RNZ: „Rechtsgefühl“ – Rhein-Neckar-Zeitung (Heidelberg) zu Sicherungsverwahrung

Von Sören Sgries

Juristisch ist das Urteil des Oberlandesgerichts eine glasklare
Sache: Der Staat hat vier Männern zu Unrecht ihre Freiheit genommen,
indem er sie auch nach Ablauf ihrer Strafe weiterhin einsperrte. Die
gesetzliche Grundlage dafür war rechtswidrig – also muss eine
Entschädigung gezahlt werden.
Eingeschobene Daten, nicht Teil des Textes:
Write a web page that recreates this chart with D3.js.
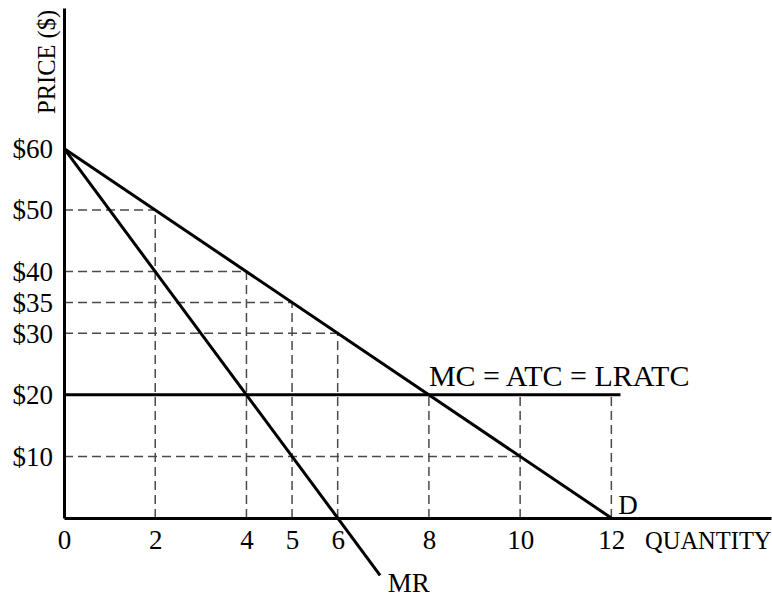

Dennoch sagt das Bauchgefühl: Hier
läuft etwas falsch. Der Staat sollte niemals dazu gezwungen sein,
Vergewaltigern und Mördern Geld zahlen zu müssen, nur weil er
unschuldige Bürger dauerhaft vor verurteilten Straftätern schützen
wollte. Doch genau diese Gefühlslage zeigt, warum es so wichtig ist,
dass es einen Rechtsstaat gibt, in dem Gerichte mit größter
Akkuratesse urteilen und nicht der Volkszorn entscheidet. Recht und
Gefühl liegen zu oft weit auseinander. Natürlich gibt es Fälle, in
denen es schier unerträglich erscheint, welchen Aufwand der Staat
betreiben muss, um Menschen zu schützen, die selbst auf niemanden
Rücksicht genommen haben. Doch zugleich sind auch die Fälle bekannt,
in denen Unschuldige (vor-)verurteilt oder Opfer von Justizirrtümern
wurden. Ein Rechtsstaat schützt den Einzelnen eben nicht nur vor
Vergewaltigern, sondern auch vor staatlichem Unrecht. Manchmal fühlt
sich das falsch an. Aber immer ist es richtig und wichtig.